Key Decisions for Investors

  • Buy ICE (NYSE:ICE) 3–12 month: overweight 1.5–2.5% of portfolio size. Rationale: durable pricing power for resilient data/clearing; target +20–30% upside if regulatory headwinds remain limited. Tactical stop-loss at -12%; catalyst window 3–12 months.
  • Buy CME Group (NASDAQ:CME) 3–12 month: allocate 1–2%. CME benefits from higher demand for exchange-traded hedges and resilient price distribution; expect 10–25% upside under sustained shift to centralized clearing. Risk: increased capex/regulation; stop-loss -10%.

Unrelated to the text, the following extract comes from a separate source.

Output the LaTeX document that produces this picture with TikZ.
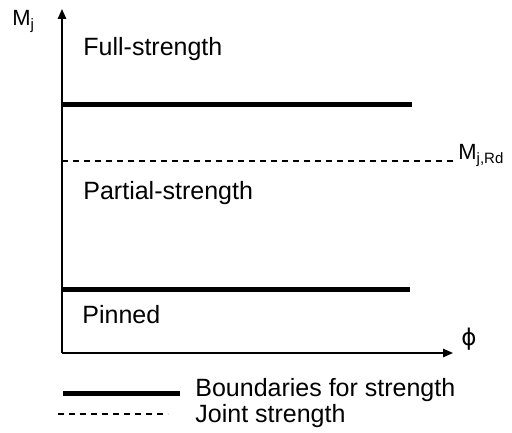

  • Tactical pair-arb on cross-listed names: execute long the cheaper listing / short the richer listing when the spread widens >1.5% and ADV on both venues >$500k. Trade size: small, 0.25–0.75% NAV per pair, target capture 0.5–1.5% within 1–5 trading days; hard stop if spread widens another 1.5% (limits tail-loss).
  • Portfolio protection: buy 1–3 month SPY 2% OTM puts or VIX 1-month calls representing 0.75–1.5% of NAV to hedge systemic replay risk from data-driven liquidity shocks. Cost is the insurance premium; payoff asymmetric if outages cascade into wider market dislocations.